::: RAW DATA :::
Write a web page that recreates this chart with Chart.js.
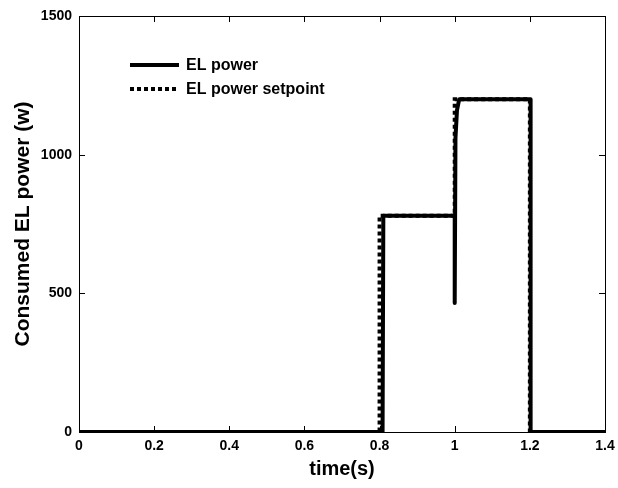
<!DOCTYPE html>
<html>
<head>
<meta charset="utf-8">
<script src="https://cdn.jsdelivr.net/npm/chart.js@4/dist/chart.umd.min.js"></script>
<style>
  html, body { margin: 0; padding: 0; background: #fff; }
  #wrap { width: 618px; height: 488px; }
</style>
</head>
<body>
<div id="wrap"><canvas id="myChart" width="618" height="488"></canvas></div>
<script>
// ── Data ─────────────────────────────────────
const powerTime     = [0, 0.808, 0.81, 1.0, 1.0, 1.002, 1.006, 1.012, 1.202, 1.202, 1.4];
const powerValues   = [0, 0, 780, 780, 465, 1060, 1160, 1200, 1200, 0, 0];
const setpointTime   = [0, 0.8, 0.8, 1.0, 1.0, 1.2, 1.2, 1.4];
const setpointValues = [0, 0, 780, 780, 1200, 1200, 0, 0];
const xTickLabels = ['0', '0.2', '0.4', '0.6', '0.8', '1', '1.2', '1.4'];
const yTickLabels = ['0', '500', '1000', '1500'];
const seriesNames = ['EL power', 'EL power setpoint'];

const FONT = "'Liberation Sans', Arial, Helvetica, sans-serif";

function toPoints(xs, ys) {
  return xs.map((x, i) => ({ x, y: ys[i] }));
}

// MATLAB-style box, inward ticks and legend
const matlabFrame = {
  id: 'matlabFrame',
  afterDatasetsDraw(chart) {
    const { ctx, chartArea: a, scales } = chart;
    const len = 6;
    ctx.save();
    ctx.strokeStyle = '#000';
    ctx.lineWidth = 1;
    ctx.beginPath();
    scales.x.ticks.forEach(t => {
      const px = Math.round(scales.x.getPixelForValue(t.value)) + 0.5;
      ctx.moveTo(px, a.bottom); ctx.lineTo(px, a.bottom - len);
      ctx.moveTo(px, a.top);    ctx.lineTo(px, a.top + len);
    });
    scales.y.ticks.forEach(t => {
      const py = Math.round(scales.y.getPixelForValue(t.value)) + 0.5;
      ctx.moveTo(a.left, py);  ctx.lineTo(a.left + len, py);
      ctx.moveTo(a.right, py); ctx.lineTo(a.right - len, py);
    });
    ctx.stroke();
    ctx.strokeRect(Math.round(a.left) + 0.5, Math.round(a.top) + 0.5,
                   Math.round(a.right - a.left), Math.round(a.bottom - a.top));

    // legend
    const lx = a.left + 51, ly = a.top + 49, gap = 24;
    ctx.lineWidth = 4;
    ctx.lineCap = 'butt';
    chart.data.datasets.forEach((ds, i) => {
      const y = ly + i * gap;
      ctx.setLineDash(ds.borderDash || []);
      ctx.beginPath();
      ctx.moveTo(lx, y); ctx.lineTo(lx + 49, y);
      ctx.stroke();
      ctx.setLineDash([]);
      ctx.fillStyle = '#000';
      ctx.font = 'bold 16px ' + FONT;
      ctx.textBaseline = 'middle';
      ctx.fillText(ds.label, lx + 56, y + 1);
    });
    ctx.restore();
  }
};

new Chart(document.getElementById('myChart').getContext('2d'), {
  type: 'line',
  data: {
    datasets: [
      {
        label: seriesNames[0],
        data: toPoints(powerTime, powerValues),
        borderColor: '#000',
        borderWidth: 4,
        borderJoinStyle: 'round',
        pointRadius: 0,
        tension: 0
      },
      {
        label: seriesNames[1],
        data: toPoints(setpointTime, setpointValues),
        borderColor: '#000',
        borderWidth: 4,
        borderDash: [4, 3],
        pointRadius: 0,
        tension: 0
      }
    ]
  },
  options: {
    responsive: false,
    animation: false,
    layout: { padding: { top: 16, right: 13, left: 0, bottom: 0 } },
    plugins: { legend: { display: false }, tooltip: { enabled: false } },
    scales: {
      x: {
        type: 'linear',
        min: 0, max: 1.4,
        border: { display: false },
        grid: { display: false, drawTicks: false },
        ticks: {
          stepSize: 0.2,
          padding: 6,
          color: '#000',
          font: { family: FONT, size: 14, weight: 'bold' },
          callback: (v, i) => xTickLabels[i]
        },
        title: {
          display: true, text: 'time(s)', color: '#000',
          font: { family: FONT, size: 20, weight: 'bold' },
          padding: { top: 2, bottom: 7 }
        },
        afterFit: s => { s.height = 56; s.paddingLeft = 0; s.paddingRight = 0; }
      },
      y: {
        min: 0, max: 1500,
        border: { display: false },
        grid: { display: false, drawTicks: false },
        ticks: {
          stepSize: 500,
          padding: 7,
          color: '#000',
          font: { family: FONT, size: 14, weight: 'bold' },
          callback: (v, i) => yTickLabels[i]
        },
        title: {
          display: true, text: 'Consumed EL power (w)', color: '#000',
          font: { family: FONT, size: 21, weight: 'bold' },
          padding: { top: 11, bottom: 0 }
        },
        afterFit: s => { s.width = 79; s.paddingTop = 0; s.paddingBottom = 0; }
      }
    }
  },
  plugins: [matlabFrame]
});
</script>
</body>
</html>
:::
::: RAW DATA :::
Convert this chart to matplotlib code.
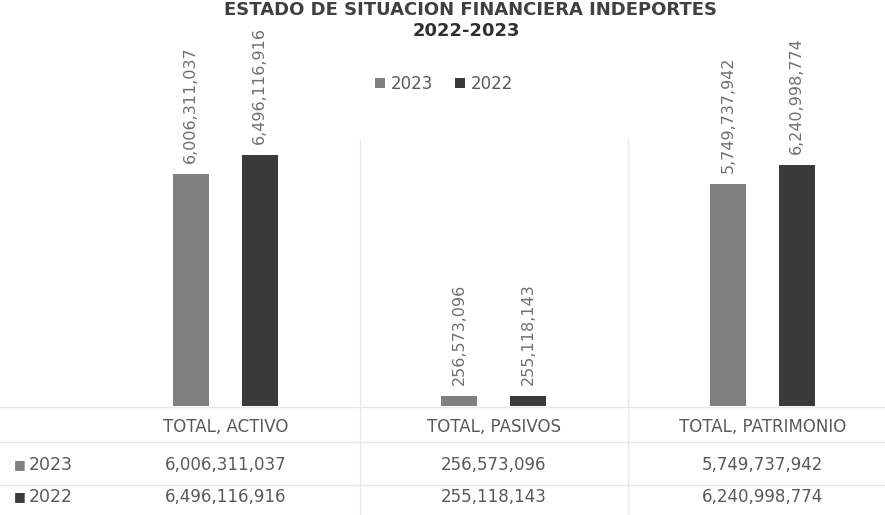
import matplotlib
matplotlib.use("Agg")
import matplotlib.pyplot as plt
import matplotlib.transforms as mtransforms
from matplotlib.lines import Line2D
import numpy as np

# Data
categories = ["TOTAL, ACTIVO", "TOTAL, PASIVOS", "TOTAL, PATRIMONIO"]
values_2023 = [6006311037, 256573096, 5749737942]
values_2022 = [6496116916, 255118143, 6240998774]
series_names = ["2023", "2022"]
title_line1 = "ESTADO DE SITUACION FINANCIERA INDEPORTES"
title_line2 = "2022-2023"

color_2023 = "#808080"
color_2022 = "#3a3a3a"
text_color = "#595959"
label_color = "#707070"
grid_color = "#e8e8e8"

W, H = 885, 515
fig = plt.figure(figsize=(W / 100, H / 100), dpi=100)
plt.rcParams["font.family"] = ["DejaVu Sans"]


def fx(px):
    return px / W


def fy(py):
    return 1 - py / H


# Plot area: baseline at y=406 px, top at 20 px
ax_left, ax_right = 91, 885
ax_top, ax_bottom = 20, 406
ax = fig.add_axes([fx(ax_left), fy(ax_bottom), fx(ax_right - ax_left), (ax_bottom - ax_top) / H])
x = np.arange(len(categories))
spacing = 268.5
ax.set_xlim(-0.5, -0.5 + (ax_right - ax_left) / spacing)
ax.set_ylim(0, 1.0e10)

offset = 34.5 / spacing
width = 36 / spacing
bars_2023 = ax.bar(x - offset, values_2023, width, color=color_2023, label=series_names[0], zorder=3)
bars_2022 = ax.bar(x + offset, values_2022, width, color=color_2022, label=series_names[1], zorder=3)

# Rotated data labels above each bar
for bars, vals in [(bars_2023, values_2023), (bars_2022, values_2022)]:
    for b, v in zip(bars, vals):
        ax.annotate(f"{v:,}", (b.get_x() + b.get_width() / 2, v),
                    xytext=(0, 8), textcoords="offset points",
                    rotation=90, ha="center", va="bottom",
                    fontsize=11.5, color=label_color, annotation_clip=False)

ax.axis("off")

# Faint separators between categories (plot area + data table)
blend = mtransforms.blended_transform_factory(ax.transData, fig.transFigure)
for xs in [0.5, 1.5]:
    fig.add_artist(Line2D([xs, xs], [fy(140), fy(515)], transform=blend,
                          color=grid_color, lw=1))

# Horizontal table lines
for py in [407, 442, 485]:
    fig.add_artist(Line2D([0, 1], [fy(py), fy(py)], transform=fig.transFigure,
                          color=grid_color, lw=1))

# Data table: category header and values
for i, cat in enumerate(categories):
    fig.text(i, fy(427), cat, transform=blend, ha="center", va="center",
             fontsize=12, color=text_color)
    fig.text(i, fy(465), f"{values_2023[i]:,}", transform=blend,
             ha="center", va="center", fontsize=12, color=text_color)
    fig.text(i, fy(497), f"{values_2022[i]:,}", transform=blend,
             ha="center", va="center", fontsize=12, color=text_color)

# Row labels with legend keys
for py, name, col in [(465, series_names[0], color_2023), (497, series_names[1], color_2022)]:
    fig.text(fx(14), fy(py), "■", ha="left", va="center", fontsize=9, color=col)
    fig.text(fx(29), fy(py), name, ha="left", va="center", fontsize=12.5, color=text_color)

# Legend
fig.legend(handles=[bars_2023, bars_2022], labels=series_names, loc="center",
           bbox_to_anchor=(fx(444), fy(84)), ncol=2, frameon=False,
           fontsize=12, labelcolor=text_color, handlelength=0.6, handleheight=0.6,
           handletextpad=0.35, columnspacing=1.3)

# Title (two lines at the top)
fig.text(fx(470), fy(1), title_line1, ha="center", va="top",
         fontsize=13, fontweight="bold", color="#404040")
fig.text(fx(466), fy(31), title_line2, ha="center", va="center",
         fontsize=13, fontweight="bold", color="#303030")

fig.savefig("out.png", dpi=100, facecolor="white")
:::
::: RAW DATA :::
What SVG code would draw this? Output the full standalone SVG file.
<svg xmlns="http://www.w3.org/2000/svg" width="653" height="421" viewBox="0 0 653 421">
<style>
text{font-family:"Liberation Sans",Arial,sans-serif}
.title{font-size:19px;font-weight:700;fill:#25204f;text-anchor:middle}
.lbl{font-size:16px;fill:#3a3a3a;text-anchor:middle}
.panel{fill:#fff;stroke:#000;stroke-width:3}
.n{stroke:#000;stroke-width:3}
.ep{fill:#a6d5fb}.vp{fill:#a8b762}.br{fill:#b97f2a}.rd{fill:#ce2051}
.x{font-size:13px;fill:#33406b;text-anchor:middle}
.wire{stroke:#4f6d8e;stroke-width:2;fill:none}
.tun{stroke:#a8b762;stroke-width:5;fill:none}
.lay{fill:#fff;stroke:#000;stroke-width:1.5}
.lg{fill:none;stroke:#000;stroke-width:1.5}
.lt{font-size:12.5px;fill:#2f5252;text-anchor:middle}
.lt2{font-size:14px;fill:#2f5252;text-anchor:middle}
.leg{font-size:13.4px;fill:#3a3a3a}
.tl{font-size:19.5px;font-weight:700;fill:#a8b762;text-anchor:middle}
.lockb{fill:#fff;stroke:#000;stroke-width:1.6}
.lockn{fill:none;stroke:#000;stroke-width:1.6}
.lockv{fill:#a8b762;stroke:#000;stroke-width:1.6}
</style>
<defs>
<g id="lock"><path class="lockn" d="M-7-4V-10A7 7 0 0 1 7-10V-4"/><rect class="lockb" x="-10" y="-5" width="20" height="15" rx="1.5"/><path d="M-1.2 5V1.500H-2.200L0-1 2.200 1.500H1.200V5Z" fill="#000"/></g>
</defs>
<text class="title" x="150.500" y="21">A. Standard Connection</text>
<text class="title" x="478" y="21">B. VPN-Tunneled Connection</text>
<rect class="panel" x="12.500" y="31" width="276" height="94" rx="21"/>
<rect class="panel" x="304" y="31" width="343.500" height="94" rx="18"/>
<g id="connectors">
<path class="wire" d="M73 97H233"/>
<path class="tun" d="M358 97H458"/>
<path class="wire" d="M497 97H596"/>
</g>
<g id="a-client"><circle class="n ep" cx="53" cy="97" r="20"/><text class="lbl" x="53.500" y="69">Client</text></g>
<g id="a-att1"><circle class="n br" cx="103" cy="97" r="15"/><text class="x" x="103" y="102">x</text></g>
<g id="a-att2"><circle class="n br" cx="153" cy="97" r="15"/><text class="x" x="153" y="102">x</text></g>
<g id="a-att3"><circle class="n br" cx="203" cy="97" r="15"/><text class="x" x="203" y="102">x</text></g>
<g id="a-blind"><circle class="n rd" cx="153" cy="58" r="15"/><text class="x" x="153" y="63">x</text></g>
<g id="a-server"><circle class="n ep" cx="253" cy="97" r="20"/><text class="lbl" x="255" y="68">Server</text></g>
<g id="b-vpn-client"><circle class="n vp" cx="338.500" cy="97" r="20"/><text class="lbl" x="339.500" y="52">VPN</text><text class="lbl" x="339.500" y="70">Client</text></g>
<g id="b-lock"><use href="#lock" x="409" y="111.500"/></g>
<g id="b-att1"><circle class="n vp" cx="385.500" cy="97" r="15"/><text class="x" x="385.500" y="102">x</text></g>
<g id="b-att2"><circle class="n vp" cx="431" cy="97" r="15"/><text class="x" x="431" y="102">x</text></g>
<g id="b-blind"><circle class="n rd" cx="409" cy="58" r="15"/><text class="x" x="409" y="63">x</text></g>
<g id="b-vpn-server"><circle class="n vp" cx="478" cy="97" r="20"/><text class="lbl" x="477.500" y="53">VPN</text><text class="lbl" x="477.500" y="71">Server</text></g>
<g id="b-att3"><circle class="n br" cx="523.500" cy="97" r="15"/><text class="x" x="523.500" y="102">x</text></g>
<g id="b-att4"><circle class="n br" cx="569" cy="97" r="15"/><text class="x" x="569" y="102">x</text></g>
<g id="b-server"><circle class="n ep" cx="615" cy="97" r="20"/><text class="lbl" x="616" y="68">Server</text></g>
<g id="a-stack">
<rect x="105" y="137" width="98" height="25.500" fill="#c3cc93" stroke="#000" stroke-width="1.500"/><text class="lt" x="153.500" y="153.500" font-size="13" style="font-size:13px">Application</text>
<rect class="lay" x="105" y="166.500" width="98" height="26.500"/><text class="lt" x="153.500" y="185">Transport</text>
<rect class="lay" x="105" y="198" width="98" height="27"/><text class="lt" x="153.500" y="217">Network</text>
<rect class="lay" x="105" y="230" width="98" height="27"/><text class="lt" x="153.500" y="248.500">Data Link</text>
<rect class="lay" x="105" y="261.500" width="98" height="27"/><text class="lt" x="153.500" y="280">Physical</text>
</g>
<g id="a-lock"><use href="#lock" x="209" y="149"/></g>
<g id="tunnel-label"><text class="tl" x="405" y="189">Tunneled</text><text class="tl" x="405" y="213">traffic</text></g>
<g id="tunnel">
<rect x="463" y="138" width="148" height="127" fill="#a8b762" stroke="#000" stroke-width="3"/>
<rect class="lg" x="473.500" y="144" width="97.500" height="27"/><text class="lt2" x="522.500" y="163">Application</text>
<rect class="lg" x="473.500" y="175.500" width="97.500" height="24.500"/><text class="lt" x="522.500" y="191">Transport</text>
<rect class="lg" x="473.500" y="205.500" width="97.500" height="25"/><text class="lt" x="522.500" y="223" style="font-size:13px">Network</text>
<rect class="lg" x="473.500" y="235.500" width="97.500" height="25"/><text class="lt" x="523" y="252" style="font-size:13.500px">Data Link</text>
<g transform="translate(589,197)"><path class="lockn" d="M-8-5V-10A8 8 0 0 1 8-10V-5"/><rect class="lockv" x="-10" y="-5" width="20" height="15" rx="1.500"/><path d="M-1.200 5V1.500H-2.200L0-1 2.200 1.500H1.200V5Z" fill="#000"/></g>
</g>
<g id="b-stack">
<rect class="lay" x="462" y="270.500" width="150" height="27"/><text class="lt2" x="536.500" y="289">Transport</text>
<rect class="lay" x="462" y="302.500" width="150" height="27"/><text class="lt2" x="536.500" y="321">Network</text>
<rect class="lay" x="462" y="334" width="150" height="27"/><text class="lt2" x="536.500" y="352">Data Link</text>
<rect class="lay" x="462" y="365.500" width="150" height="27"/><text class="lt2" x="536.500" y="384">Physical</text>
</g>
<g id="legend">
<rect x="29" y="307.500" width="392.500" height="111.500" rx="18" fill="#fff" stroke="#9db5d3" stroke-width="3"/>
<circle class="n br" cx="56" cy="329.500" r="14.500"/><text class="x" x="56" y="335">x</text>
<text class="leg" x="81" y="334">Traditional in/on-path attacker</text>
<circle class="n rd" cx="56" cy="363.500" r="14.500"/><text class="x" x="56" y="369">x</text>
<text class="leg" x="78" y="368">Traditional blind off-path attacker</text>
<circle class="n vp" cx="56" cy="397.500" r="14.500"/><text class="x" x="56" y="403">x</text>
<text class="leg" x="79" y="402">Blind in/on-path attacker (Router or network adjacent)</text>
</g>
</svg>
:::
## WHAT IS BEING ASKED
Pictures excluded, give again exactly and only the lines of the material above from the line with "Write a web" through the line with "Math.round(a.right - a.left), Math.round(a.bottom".

## TASK OUTPUT
Write a web page that recreates this chart with Chart.js.
<!DOCTYPE html>
<html>
<head>
<meta charset="utf-8">
<script src="https://cdn.jsdelivr.net/npm/chart.js@4/dist/chart.umd.min.js"></script>
<style>
  html, body { margin: 0; padding: 0; background: #fff; }
  #wrap { width: 618px; height: 488px; }
</style>
</head>
<body>
<div id="wrap"><canvas id="myChart" width="618" height="488"></canvas></div>
<script>
// ── Data ─────────────────────────────────────
const powerTime     = [0, 0.808, 0.81, 1.0, 1.0, 1.002, 1.006, 1.012, 1.202, 1.202, 1.4];
const powerValues   = [0, 0, 780, 780, 465, 1060, 1160, 1200, 1200, 0, 0];
const setpointTime   = [0, 0.8, 0.8, 1.0, 1.0, 1.2, 1.2, 1.4];
const setpointValues = [0, 0, 780, 780, 1200, 1200, 0, 0];
const xTickLabels = ['0', '0.2', '0.4', '0.6', '0.8', '1', '1.2', '1.4'];
const yTickLabels = ['0', '500', '1000', '1500'];
const seriesNames = ['EL power', 'EL power setpoint'];

const FONT = "'Liberation Sans', Arial, Helvetica, sans-serif";

function toPoints(xs, ys) {
  return xs.map((x, i) => ({ x, y: ys[i] }));
}

// MATLAB-style box, inward ticks and legend
const matlabFrame = {
  id: 'matlabFrame',
  afterDatasetsDraw(chart) {
    const { ctx, chartArea: a, scales } = chart;
    const len = 6;
    ctx.save();
    ctx.strokeStyle = '#000';
    ctx.lineWidth = 1;
    ctx.beginPath();
    scales.x.ticks.forEach(t => {
      const px = Math.round(scales.x.getPixelForValue(t.value)) + 0.5;
      ctx.moveTo(px, a.bottom); ctx.lineTo(px, a.bottom - len);
      ctx.moveTo(px, a.top);    ctx.lineTo(px, a.top + len);
    });
    scales.y.ticks.forEach(t => {
      const py = Math.round(scales.y.getPixelForValue(t.value)) + 0.5;
      ctx.moveTo(a.left, py);  ctx.lineTo(a.left + len, py);
      ctx.moveTo(a.right, py); ctx.lineTo(a.right - len, py);
    });
    ctx.stroke();
    ctx.strokeRect(Math.round(a.left) + 0.5, Math.round(a.top) + 0.5,
                   Math.round(a.right - a.left), Math.round(a.bottom - a.top));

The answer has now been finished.